> STATED EXERCISE: Restate the data exactly as given and keep the pictures out.
## start INFORMATION SHOWN
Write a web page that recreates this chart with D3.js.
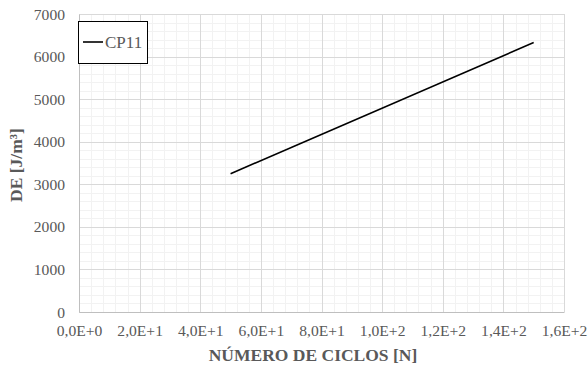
<!DOCTYPE html>
<html>
<head>
<meta charset="utf-8">
<script src="https://cdn.jsdelivr.net/npm/d3@7"></script>
<style>
  html, body { margin: 0; padding: 0; background: #fff; }
  svg { display: block; }
</style>
</head>
<body>
<svg id="chart" width="588" height="370"></svg>
<script>
// Series: energy density vs. number of cycles
const seriesName = "CP11";
const cycles = [50, 150];
const energy = [3250, 6330];

// Axis ticks
const xTicks = [0, 20, 40, 60, 80, 100, 120, 140, 160];
const xTickLabels = ["0,0E+0", "2,0E+1", "4,0E+1", "6,0E+1", "8,0E+1", "1,0E+2", "1,2E+2", "1,4E+2", "1,6E+2"];
const yTicks = [0, 1000, 2000, 3000, 4000, 5000, 6000, 7000];

const xTitle = "NÚMERO DE CICLOS [N]";
const yTitle = "DE [J/m³]";

const FONT = "'Liberation Serif', 'Times New Roman', serif";
const TXT = "#595959";

const svg = d3.select("#chart");
const m = { left: 79, top: 14, right: 564, bottom: 312 };

const x = d3.scaleLinear().domain([0, 160]).range([m.left, m.right]);
const y = d3.scaleLinear().domain([0, 7000]).range([m.bottom, m.top]);

// Minor grid
const xMinor = d3.range(0, 161, 4);
const yMinor = d3.range(0, 7001, 200);
const grid = svg.append("g");
grid.selectAll(".xm").data(xMinor).join("line")
  .attr("x1", d => Math.round(x(d)) + 0.5).attr("x2", d => Math.round(x(d)) + 0.5)
  .attr("y1", m.top).attr("y2", m.bottom)
  .attr("stroke", "#f2f2f2").attr("stroke-width", 1);
grid.selectAll(".ym").data(yMinor).join("line")
  .attr("y1", d => Math.round(y(d)) + 0.5).attr("y2", d => Math.round(y(d)) + 0.5)
  .attr("x1", m.left).attr("x2", m.right)
  .attr("stroke", "#f2f2f2").attr("stroke-width", 1);

// Major grid
grid.selectAll(".xM").data(xTicks).join("line")
  .attr("x1", d => Math.round(x(d)) + 0.5).attr("x2", d => Math.round(x(d)) + 0.5)
  .attr("y1", m.top).attr("y2", m.bottom)
  .attr("stroke", "#d9d9d9").attr("stroke-width", 1);
grid.selectAll(".yM").data(yTicks).join("line")
  .attr("y1", d => Math.round(y(d)) + 0.5).attr("y2", d => Math.round(y(d)) + 0.5)
  .attr("x1", m.left).attr("x2", m.right)
  .attr("stroke", "#d9d9d9").attr("stroke-width", 1);

// Axes
const xAxis = d3.axisBottom(x).tickValues(xTicks)
  .tickFormat((d, i) => xTickLabels[i]).tickSize(0).tickPadding(13);
const gx = svg.append("g").attr("transform", `translate(0,${m.bottom})`).call(xAxis);
gx.attr("font-family", null).attr("font-size", null);
gx.select(".domain").attr("stroke", "#bfbfbf");
gx.selectAll("text").style("font-family", FONT).style("font-size", "15.6px").attr("fill", TXT);

const yAxis = d3.axisLeft(y).tickValues(yTicks).tickSize(0).tickPadding(14)
  .tickFormat(d3.format("d"));
const gy = svg.append("g").attr("transform", `translate(${m.left},0)`).call(yAxis);
gy.attr("font-family", null).attr("font-size", null);
gy.select(".domain").attr("stroke", "#bfbfbf");
gy.selectAll("text").style("font-family", FONT).style("font-size", "15.6px").attr("fill", TXT);

// Data line
const line = d3.line().x(d => x(d[0])).y(d => y(d[1]));
svg.append("path")
  .datum(cycles.map((c, i) => [c, energy[i]]))
  .attr("d", line)
  .attr("fill", "none")
  .attr("stroke", "#000")
  .attr("stroke-width", 1.6);

// Axis titles
svg.append("text")
  .attr("x", 313).attr("y", 361)
  .attr("text-anchor", "middle")
  .style("font-family", FONT).style("font-size", "17.5px").style("font-weight", "bold")
  .attr("fill", TXT)
  .text(xTitle);
svg.append("text")
  .attr("transform", `translate(22,165) rotate(-90)`)
  .attr("text-anchor", "middle")
  .style("font-family", FONT).style("font-size", "17.5px").style("font-weight", "bold")
  .attr("fill", TXT)
  .text(yTitle);

// Legend
const lg = svg.append("g");
lg.append("rect")
  .attr("x", 78.5).attr("y", 21.5).attr("width", 69).attr("height", 42)
  .attr("fill", "#fff").attr("stroke", "#000").attr("stroke-width", 1);
lg.append("line")
  .attr("x1", 83).attr("x2", 103).attr("y1", 42).attr("y2", 42)
  .attr("stroke", "#000").attr("stroke-width", 1.6);
lg.append("text")
  .attr("x", 105).attr("y", 48)
  .style("font-family", FONT).style("font-size", "17px")
  .attr("fill", TXT)
  .text(seriesName);
</script>
</body>
</html>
## end INFORMATION SHOWN
> EXERCISE RESPONSE:
Write a web page that recreates this chart with D3.js.
<!DOCTYPE html>
<html>
<head>
<meta charset="utf-8">
<script src="https://cdn.jsdelivr.net/npm/d3@7"></script>
<style>
  html, body { margin: 0; padding: 0; background: #fff; }
  svg { display: block; }
</style>
</head>
<body>
<svg id="chart" width="588" height="370"></svg>
<script>
// Series: energy density vs. number of cycles
const seriesName = "CP11";
const cycles = [50, 150];
const energy = [3250, 6330];

// Axis ticks
const xTicks = [0, 20, 40, 60, 80, 100, 120, 140, 160];
const xTickLabels = ["0,0E+0", "2,0E+1", "4,0E+1", "6,0E+1", "8,0E+1", "1,0E+2", "1,2E+2", "1,4E+2", "1,6E+2"];
const yTicks = [0, 1000, 2000, 3000, 4000, 5000, 6000, 7000];

const xTitle = "NÚMERO DE CICLOS [N]";
const yTitle = "DE [J/m³]";

const FONT = "'Liberation Serif', 'Times New Roman', serif";
const TXT = "#595959";

const svg = d3.select("#chart");
const m = { left: 79, top: 14, right: 564, bottom: 312 };

const x = d3.scaleLinear().domain([0, 160]).range([m.left, m.right]);
const y = d3.scaleLinear().domain([0, 7000]).range([m.bottom, m.top]);

// Minor grid
const xMinor = d3.range(0, 161, 4);
const yMinor = d3.range(0, 7001, 200);
const grid = svg.append("g");
grid.selectAll(".xm").data(xMinor).join("line")
  .attr("x1", d => Math.round(x(d)) + 0.5).attr("x2", d => Math.round(x(d)) + 0.5)
  .attr("y1", m.top).attr("y2", m.bottom)
  .attr("stroke", "#f2f2f2").attr("stroke-width", 1);
grid.selectAll(".ym").data(yMinor).join("line")
  .attr("y1", d => Math.round(y(d)) + 0.5).attr("y2", d => Math.round(y(d)) + 0.5)
  .attr("x1", m.left).attr("x2", m.right)
  .attr("stroke", "#f2f2f2").attr("stroke-width", 1);

// Major grid
grid.selectAll(".xM").data(xTicks).join("line")
  .attr("x1", d => Math.round(x(d)) + 0.5).attr("x2", d => Math.round(x(d)) + 0.5)
  .attr("y1", m.top).attr("y2", m.bottom)
  .attr("stroke", "#d9d9d9").attr("stroke-width", 1);
grid.selectAll(".yM").data(yTicks).join("line")
  .attr("y1", d => Math.round(y(d)) + 0.5).attr("y2", d => Math.round(y(d)) + 0.5)
  .attr("x1", m.left).attr("x2", m.right)
  .attr("stroke", "#d9d9d9").attr("stroke-width", 1);

// Axes
const xAxis = d3.axisBottom(x).tickValues(xTicks)
  .tickFormat((d, i) => xTickLabels[i]).tickSize(0).tickPadding(13);
const gx = svg.append("g").attr("transform", `translate(0,${m.bottom})`).call(xAxis);
gx.attr("font-family", null).attr("font-size", null);
gx.select(".domain").attr("stroke", "#bfbfbf");
gx.selectAll("text").style("font-family", FONT).style("font-size", "15.6px").attr("fill", TXT);

const yAxis = d3.axisLeft(y).tickValues(yTicks).tickSize(0).tickPadding(14)
  .tickFormat(d3.format("d"));
const gy = svg.append("g").attr("transform", `translate(${m.left},0)`).call(yAxis);
gy.attr("font-family", null).attr("font-size", null);
gy.select(".domain").attr("stroke", "#bfbfbf");
gy.selectAll("text").style("font-family", FONT).style("font-size", "15.6px").attr("fill", TXT);

// Data line
const line = d3.line().x(d => x(d[0])).y(d => y(d[1]));
svg.append("path")
  .datum(cycles.map((c, i) => [c, energy[i]]))
  .attr("d", line)
  .attr("fill", "none")
  .attr("stroke", "#000")
  .attr("stroke-width", 1.6);

// Axis titles
svg.append("text")
  .attr("x", 313).attr("y", 361)
  .attr("text-anchor", "middle")
  .style("font-family", FONT).style("font-size", "17.5px").style("font-weight", "bold")
  .attr("fill", TXT)
  .text(xTitle);
svg.append("text")
  .attr("transform", `translate(22,165) rotate(-90)`)
  .attr("text-anchor", "middle")
  .style("font-family", FONT).style("font-size", "17.5px").style("font-weight", "bold")
  .attr("fill", TXT)
  .text(yTitle);

// Legend
const lg = svg.append("g");
lg.append("rect")
  .attr("x", 78.5).attr("y", 21.5).attr("width", 69).attr("height", 42)
  .attr("fill", "#fff").attr("stroke", "#000").attr("stroke-width", 1);
lg.append("line")
  .attr("x1", 83).attr("x2", 103).attr("y1", 42).attr("y2", 42)
  .attr("stroke", "#000").attr("stroke-width", 1.6);
lg.append("text")
  .attr("x", 105).attr("y", 48)
  .style("font-family", FONT).style("font-size", "17px")
  .attr("fill", TXT)
  .text(seriesName);
</script>
</body>
</html>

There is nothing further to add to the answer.